The most beneficial reason to work with our home loan experts is the fact that we will support you all the way through. From comparing rates to sorting the paperwork. But more importantly, we are constantly on top of the ever-changing home loan interest rates on the market, meaning we keep a close eye on your home loan structure compared with the market to ensure you remain competitive at all times.
Variable home loan interest rates
The interest rates in a variable loan change during the loan life.
They go up and down with the Reserve Bank of Australia’s official rate and funding costs. If home loan interest rates fall then your repayments do too, but, unfortunately, it works the other way too. If rates rise, well then again so do your repayments. Repayments in this interest rate structure will pay off the interest and the principle at the same time, and you can also make extra repayments if you wish which means you will pay off the home loan quicker. This is probably the most popular home loan type. With this type of home loan, you also have the option of a Basic Variable Loan which has a lower interest rate but will have fewer features and flexibility.
Fixed home loan interest rates
This type of home loan interest rate is as it sounds, fixed.
Meaning the interest rate does not change for a period regardless of the market. This means your repayments do not change for the nominated period either. Like anything, this obviously has pro and cons. You don’t get the benefit if the interest rates go down so, in the end, you could pay more than if you had a variable loan if the market stays low. Extra repayments are also limited so you can’t shorten the length of the loan and there are penalties for exiting the loan early. It is not all bad though the benefits are that it’s unaffected by rising interest rates and ability to manage a consistent budget as the repayments stay consistent.
Split home loan interest rates
This home loan interest rate type is a combination of variable and fixed – the loan is split.

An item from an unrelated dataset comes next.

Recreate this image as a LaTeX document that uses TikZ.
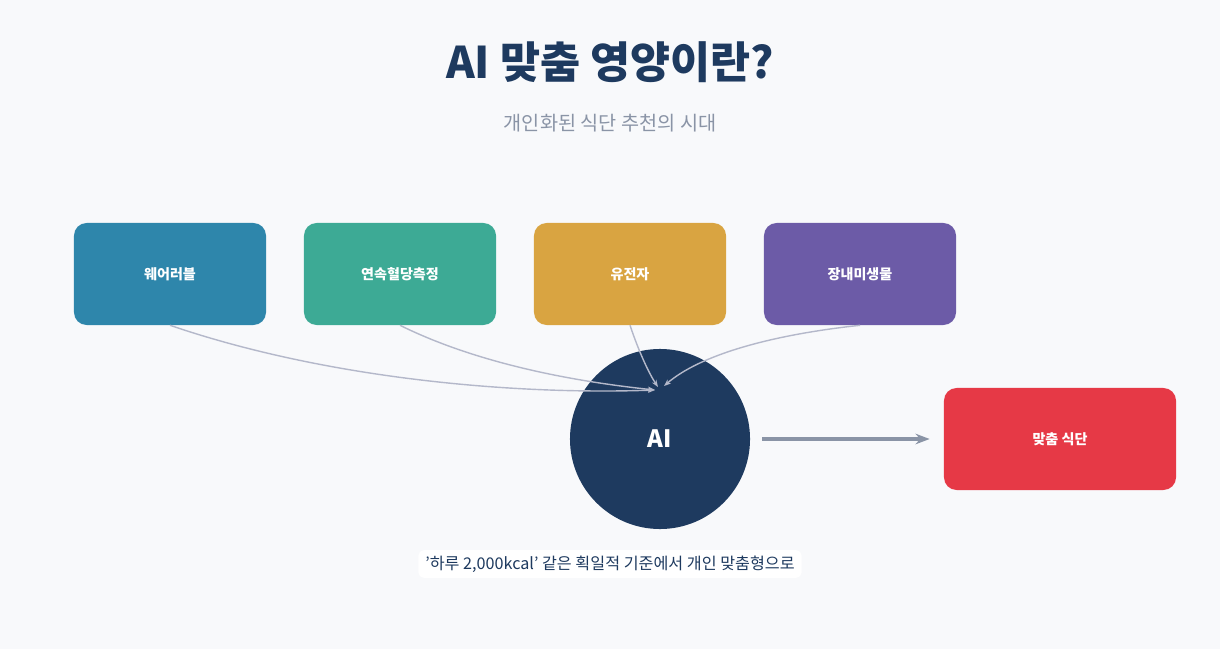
\documentclass[tikz,border=0pt]{standalone}
\usepackage{fontspec}
\setmainfont{Noto Sans CJK KR}
\usetikzlibrary{arrows.meta}
\definecolor{navy}{HTML}{1E3A5F}
\definecolor{subgray}{HTML}{8A94A6}
\definecolor{linegray}{HTML}{B4B8CA}
\definecolor{bgcol}{HTML}{F8F9FB}
\definecolor{cblue}{HTML}{2E86AB}
\definecolor{cgreen}{HTML}{3DAA95}
\definecolor{cyellow}{HTML}{D9A441}
\definecolor{cpurple}{HTML}{6C5BA7}
\definecolor{cred}{HTML}{E63946}
\tikzset{
  src/.style={rounded corners=9pt, minimum width=4.8cm, minimum height=2.55cm,
    text=white, font=\fontsize{10}{12}\selectfont\bfseries, inner sep=0pt},
  feed/.style={draw=linegray, line width=1pt, -{Stealth[length=5pt]}},
}
\begin{document}
\begin{tikzpicture}[x=0.025cm,y=-0.025cm]
\fill[bgcol] (0,0) rectangle (1220,649);
\useasboundingbox (0,0) rectangle (1220,649);
%=======title=============
\node[text=navy, font=\fontsize{31}{36}\selectfont\bfseries] (title) at (610,62) {AI 맞춤 영양이란?};
\node[text=subgray, font=\fontsize{14}{17}\selectfont] (subtitle) at (610,123) {개인화된 식단 추천의 시대};
%=======sources=============
\node[src, fill=cblue] (wear) at (170,274) {웨어러블};
\node[src, fill=cgreen] (cgm) at (400,274) {연속혈당측정};
\node[src, fill=cyellow] (gene) at (630,274) {유전자};
\node[src, fill=cpurple] (gut) at (860,274) {장내미생물};
%=======AI=============
\node[circle, fill=navy, minimum size=4.5cm, text=white, font=\fontsize{17}{20}\selectfont\bfseries] (ai) at (660,439) {AI};
\node[src, fill=cred, minimum width=5.8cm] (diet) at (1060,439) {맞춤 식단};
\coordinate (in1) at (655,390);
\coordinate (in2) at (658,387);
\coordinate (in3) at (664,386);
\draw[feed] (wear.south) .. controls (330,380) and (520,395) .. (in1);
\draw[feed] (cgm.south) .. controls (470,360) and (560,380) .. (in1);
\draw[feed] (gene.south) .. controls (640,355) and (650,375) .. (in2);
\draw[feed] (gut.south) .. controls (770,335) and (700,355) .. (in3);
\draw[draw=subgray, line width=2.5pt, -{Stealth[length=10pt]}] (ai.east) ++(12,0) coordinate (aiout) -- ([xshift=-10]diet.west);
%=======note=============
\node[fill=white, rounded corners=4pt, text=navy, font=\fontsize{11.5}{14}\selectfont, inner xsep=5pt, inner ysep=4pt] (note) at (610,564) {'하루 2,000kcal' 같은 획일적 기준에서 개인 맞춤형으로};
\end{tikzpicture}
\end{document}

It is up to you how much of the loan is to be variable and fixed. This structure gives you best of both worlds, the security of a fixed loan and the flexibility of a variable. It will have less fluctuation with the changing market making budgeting easier, and you can repay the loan quicker with the flexible repayments in the variable part of the loan. There are obvious cons with this one too like rate rises increasing repayments and exit penalties.
Interest only home loan
For a period, usually one to five years, you will only pay off the interest with interest only loan.
This home loan interest rate means the repayments are lower as you are not paying off the principle at the same time in the beginning. After the period, you will pay interest and principle. As this is not fixed, you have the flexibility to make extra repayments and redraw principle if and when you wish. The downfall with this is that for the interest only period you do not pay back any of the principles and will have larger repayments at the end of the interest only period. This loan type tends to be popular with investors as they can sell the property at the end of the interest only period to pay the rest of the loan back.